The datasets from the project suggested that 15,184 graffiti-bearing potsherds were reported from 140 sites in the State and nearly 14,165 sherds were documented. Of them, nearly 2,107 signs had been morphologically categorised within a group of 42 base signs, 544 variants and 1,521 composites. Any additional strokes added to the base signs were considered variants of the base signs while a group of signs containing more than one base sign was regarded as a composite sign. “Several signs encountered in Tamil Nadu had exact parallels in the Indus scripts. Likewise, some signs had near parallels. These signs probably evolved from the base signs. Out of 42 base signs and their variants, nearly 60% of them found their parallels in the Indus script,” the document explains.

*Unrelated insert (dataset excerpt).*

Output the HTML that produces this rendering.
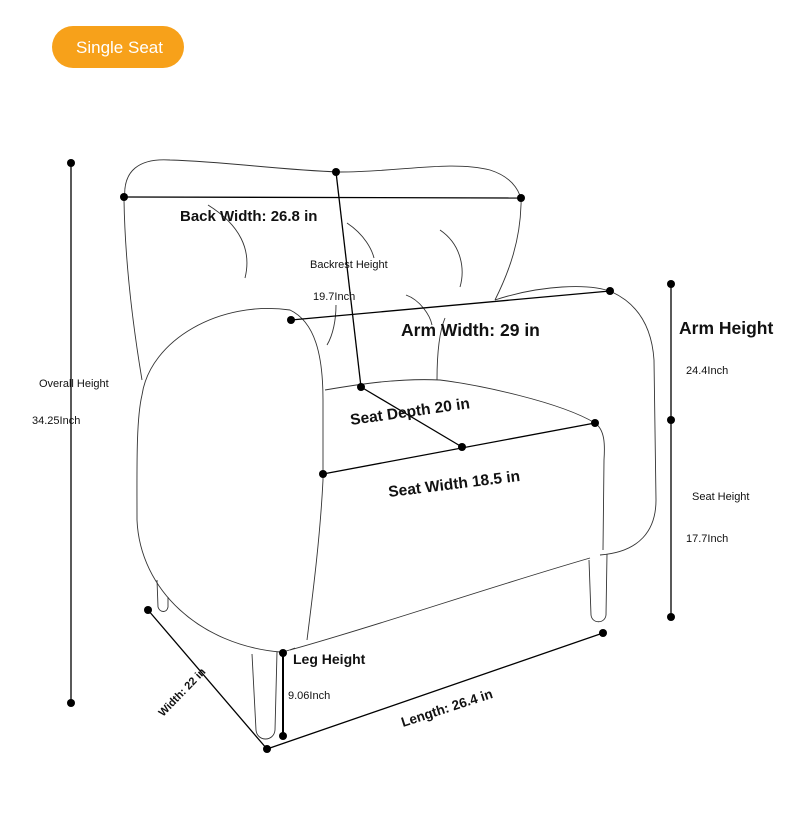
<!DOCTYPE html>
<html><head><meta charset="utf-8"><style>
html,body{margin:0;padding:0;background:#fff;}
svg{display:block;font-family:"Liberation Sans",sans-serif;}
</style></head><body>
<svg width="790" height="816" viewBox="0 0 790 816" xmlns="http://www.w3.org/2000/svg">
<rect x="0" y="0" width="790" height="816" fill="#fff"/>
<rect x="52" y="26" width="132" height="42" rx="21" fill="#f7a11a"/>
<text x="76" y="53" font-size="17" fill="#fff">Single Seat</text>

<g fill="none" stroke="#333" stroke-width="0.9">
<path d="M125,200 C122,170 140,158 170,160 C230,162 280,170 340,172 C400,172 450,160 490,170 C515,178 522,195 521,205 C520,240 510,270 495,300"/>
<path d="M124,200 C125,260 132,320 142,380"/>
<path d="M208,205 C240,225 252,250 245,278"/>
<path d="M347,223 C365,235 372,250 374,258"/>
<path d="M440,230 C462,245 465,270 460,287"/>
<path d="M406,295 C420,300 430,315 432,325"/>
<path d="M336,305 C336,320 333,335 327,345"/>
<path d="M142,395 C150,340 220,300 290,310 C315,322 323,355 323,400 L323,480 C320,540 312,600 307,640"/>
<path d="M142,395 C136,420 137,470 137,520 C140,590 200,645 280,652 C285,652 290,650 295,648"/>
<path d="M495,300 C540,285 590,283 612,292 C640,305 652,330 654,360 L656,500 C656,530 640,552 600,555"/>
<path d="M437,380 C437,350 440,330 445,318"/>
<path d="M325,390 C360,384 400,378 440,380 C480,385 560,402 595,423 C605,430 605,445 604,460 L603,550"/>
<path d="M290,650 C380,625 480,590 590,558"/>
<path d="M252,654 L256,730 C257,742 274,742 275,730 L277,652"/>
<path d="M157,580 L158,607 C160,613 167,613 168,607 L168,597"/>
<path d="M589,560 L591,615 C592,624 605,624 606,615 L607,554"/>
</g>

<g stroke="#000" stroke-width="1.3" fill="none">
<line x1="71" y1="163" x2="71" y2="703"/>
<line x1="124" y1="197" x2="521" y2="198"/>
<line x1="336" y1="172" x2="361" y2="387"/>
<line x1="291" y1="320" x2="610" y2="291"/>
<line x1="361" y1="387" x2="462" y2="447"/>
<line x1="323" y1="474" x2="595" y2="423"/>
<line x1="671" y1="284" x2="671" y2="617"/>
<line x1="283" y1="653" x2="283" y2="736" stroke-width="2"/>
<line x1="148" y1="610" x2="267" y2="749"/>
<line x1="267" y1="749" x2="603" y2="633"/>
</g>
<g fill="#000">
<circle cx="71" cy="163" r="4"/><circle cx="71" cy="703" r="4"/>
<circle cx="124" cy="197" r="4"/><circle cx="521" cy="198" r="4"/>
<circle cx="336" cy="172" r="4"/><circle cx="361" cy="387" r="4"/>
<circle cx="291" cy="320" r="4"/><circle cx="610" cy="291" r="4"/>
<circle cx="462" cy="447" r="4"/>
<circle cx="323" cy="474" r="4"/><circle cx="595" cy="423" r="4"/>
<circle cx="671" cy="284" r="4"/><circle cx="671" cy="420" r="4"/><circle cx="671" cy="617" r="4"/>
<circle cx="283" cy="653" r="4"/><circle cx="283" cy="736" r="4"/>
<circle cx="148" cy="610" r="4"/><circle cx="267" cy="749" r="4"/><circle cx="603" cy="633" r="4"/>
</g>

<g fill="#111">
<text x="180" y="221" font-size="15" font-weight="bold">Back Width: 26.8 in</text>
<text x="310" y="268" font-size="11">Backrest Height</text>
<text x="313" y="300" font-size="11">19.7Inch</text>
<text x="401" y="336" font-size="17.5" font-weight="bold">Arm Width: 29 in</text>
<text x="351" y="425" font-size="15.5" font-weight="bold" transform="rotate(-8 351 425)">Seat Depth 20 in</text>
<text x="389" y="497" font-size="15.5" font-weight="bold" transform="rotate(-7 389 497)">Seat Width 18.5 in</text>
<text x="39" y="387" font-size="11">Overall Height</text>
<text x="32" y="424" font-size="11">34.25Inch</text>
<text x="679" y="334" font-size="17.5" font-weight="bold">Arm Height</text>
<text x="686" y="374" font-size="11">24.4Inch</text>
<text x="692" y="500" font-size="11">Seat Height</text>
<text x="686" y="542" font-size="11">17.7Inch</text>
<text x="293" y="664" font-size="14" font-weight="bold">Leg Height</text>
<text x="288" y="699" font-size="11">9.06Inch</text>
<text x="163" y="717" font-size="11" font-weight="bold" transform="rotate(-46 163 717)">Width: 22 in</text>
<text x="403" y="727" font-size="13.5" font-weight="bold" transform="rotate(-18 403 727)">Length: 26.4 in</text>
</g>
</svg>
</body></html>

How has the question of cultural contact between the IVC and south India been explored by the work?

The monograph talks of a “possibility of cultural exchanges.” Even though the occurrences of identical graffiti marks in south India suggest a kind of cultural contact, one needs more material evidence and tangible data to support or strengthen the view.

The recent chronometric dates indicate that when the Indus Valley experienced the Copper Age, south India experienced the Iron Age. “In this sense, the Iron Age of South [sic] India and the Copper Age of Indus are contemporary.” If that is so, there is a “possibility of cultural exchanges either through direct or intermediate zones,” the authors of the monograph point out.

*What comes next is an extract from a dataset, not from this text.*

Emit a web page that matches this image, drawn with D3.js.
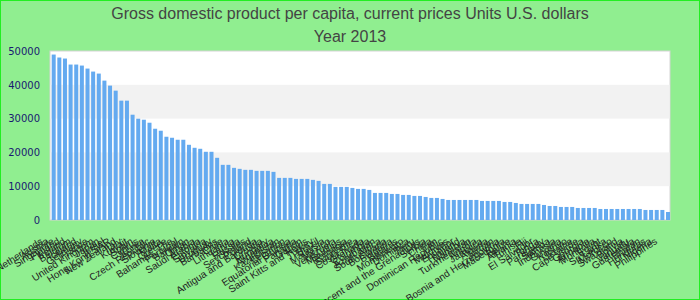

The document goes on to state that the occurrence of a large number of carnelian and agate beads and high-tin bronze objects, particularly from Iron Age graves, give a clue about the contact, as carnelian, agate, copper and tin have to come from the north or elsewhere. Besides semiprecious stones and copper, a few more cultural items are required to prove the existence of contact “convincingly,” the authors state, calling for future explorations, excavations, scientific investigations and historical linguistic analysis.